→ **Dataset rows**:
***

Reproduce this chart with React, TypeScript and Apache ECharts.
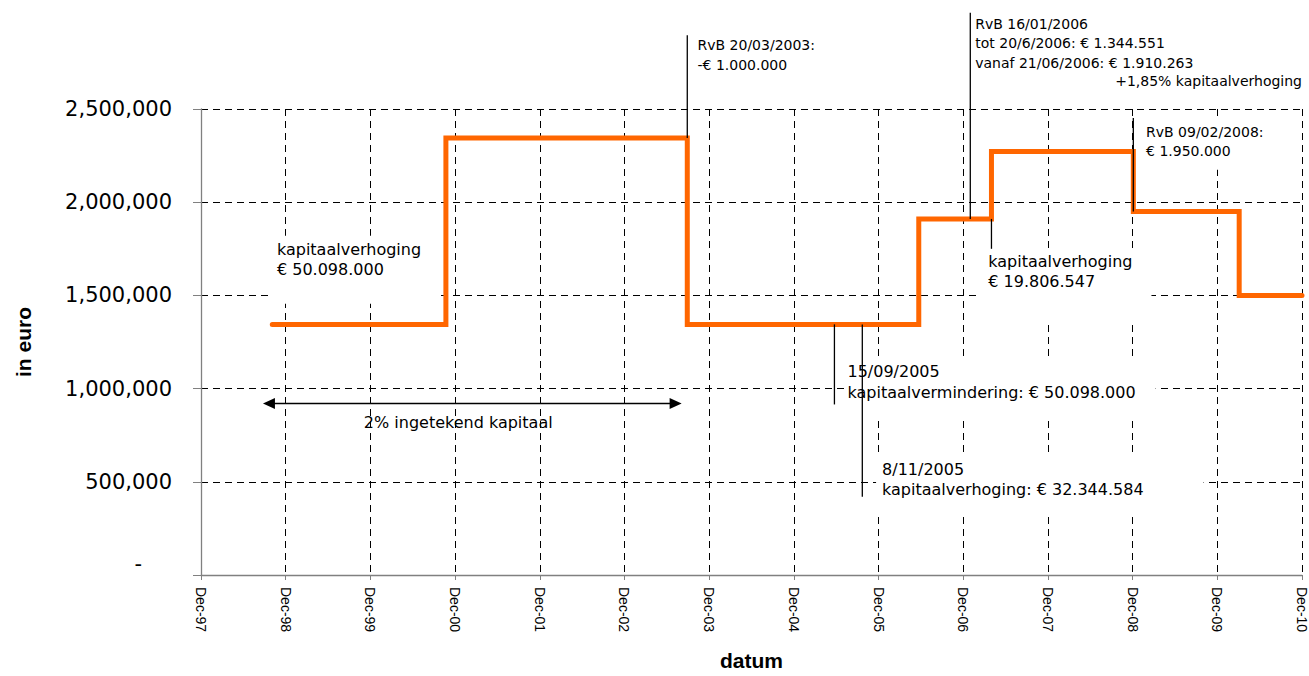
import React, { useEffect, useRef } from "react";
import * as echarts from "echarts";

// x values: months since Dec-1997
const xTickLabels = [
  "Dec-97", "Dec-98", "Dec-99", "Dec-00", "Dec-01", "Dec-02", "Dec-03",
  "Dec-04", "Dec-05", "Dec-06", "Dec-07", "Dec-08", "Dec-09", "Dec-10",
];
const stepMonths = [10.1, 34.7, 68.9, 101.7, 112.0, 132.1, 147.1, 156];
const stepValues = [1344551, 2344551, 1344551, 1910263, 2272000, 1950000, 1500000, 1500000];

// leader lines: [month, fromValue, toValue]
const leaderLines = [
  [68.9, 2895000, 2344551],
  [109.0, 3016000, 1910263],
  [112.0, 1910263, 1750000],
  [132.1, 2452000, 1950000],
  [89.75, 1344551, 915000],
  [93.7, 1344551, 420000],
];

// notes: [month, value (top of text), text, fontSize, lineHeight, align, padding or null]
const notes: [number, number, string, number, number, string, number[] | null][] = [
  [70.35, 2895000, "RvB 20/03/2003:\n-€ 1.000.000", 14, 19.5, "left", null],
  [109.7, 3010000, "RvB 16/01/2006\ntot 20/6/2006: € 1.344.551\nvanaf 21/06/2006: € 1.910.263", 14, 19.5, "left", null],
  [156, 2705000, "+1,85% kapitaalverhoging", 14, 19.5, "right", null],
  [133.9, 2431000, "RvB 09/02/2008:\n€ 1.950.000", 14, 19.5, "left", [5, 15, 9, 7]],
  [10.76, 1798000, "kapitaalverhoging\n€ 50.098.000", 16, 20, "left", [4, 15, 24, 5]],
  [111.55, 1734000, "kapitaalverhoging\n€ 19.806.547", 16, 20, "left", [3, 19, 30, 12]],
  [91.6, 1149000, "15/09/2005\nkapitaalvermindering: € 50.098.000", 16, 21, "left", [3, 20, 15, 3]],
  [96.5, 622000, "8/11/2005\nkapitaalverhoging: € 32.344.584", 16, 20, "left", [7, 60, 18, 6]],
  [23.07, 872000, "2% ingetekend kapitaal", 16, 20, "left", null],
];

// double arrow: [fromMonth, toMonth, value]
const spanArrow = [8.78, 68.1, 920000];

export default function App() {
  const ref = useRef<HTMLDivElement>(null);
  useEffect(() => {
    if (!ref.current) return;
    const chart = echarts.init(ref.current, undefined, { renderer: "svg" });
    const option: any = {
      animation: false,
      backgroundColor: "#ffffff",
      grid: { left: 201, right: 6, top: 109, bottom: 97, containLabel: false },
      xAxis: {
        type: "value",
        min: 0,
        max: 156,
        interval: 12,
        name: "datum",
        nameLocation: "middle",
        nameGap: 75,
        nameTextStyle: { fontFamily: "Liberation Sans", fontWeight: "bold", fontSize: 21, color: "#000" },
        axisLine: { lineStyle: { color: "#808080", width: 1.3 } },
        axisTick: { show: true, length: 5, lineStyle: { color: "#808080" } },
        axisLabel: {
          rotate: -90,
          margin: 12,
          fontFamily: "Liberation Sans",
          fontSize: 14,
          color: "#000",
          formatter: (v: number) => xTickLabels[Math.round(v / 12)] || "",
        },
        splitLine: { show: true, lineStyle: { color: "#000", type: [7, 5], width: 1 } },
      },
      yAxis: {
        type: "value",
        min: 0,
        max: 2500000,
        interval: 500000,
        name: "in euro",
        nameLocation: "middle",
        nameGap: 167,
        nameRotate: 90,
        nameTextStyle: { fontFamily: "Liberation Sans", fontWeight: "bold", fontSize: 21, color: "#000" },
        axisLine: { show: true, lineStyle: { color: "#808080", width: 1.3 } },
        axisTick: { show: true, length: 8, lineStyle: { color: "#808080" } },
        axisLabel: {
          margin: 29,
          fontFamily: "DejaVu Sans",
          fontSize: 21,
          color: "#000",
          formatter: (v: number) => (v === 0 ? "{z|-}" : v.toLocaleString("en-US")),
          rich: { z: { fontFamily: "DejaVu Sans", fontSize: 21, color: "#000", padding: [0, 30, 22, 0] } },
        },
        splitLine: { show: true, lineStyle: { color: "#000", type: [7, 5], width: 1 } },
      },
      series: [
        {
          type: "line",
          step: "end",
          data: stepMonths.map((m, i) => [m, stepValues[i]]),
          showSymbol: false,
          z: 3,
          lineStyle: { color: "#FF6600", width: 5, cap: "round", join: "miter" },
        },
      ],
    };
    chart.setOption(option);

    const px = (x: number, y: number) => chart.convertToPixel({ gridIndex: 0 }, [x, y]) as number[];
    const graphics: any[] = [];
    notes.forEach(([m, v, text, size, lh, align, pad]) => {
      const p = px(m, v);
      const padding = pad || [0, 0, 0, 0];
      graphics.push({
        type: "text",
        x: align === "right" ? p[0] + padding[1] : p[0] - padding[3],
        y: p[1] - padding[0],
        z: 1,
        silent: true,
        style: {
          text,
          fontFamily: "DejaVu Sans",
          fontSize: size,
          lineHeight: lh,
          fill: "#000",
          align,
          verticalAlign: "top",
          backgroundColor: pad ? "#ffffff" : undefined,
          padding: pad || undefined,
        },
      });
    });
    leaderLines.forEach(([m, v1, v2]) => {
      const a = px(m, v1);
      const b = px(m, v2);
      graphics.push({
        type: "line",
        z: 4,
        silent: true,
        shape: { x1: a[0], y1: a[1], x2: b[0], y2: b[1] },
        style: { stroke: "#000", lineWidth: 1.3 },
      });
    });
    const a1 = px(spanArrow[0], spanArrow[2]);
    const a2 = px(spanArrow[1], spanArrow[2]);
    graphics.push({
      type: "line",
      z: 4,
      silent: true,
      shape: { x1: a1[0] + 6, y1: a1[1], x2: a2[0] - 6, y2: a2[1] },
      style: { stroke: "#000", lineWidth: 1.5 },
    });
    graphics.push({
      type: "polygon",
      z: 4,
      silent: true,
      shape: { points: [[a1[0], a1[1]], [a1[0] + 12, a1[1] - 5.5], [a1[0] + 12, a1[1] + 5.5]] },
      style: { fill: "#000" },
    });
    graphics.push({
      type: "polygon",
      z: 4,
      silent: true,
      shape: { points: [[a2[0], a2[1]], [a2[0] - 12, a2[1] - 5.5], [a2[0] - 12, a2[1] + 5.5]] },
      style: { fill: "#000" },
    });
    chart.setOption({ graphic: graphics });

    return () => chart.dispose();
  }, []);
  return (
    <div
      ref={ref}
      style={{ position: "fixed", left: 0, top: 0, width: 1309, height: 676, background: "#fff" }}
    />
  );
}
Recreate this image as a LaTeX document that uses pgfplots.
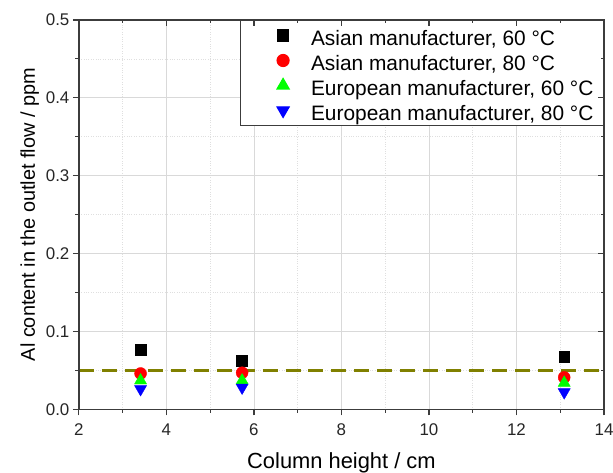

***

→ **Challenge**: Please reproduce, word for word, every line from the first line of the records above through the line containing "import * as", and leave out the pictures.

→ **Problem solution**:
Reproduce this chart with React, TypeScript and Apache ECharts.
import React, { useEffect, useRef } from "react";
import * as echarts from "echarts";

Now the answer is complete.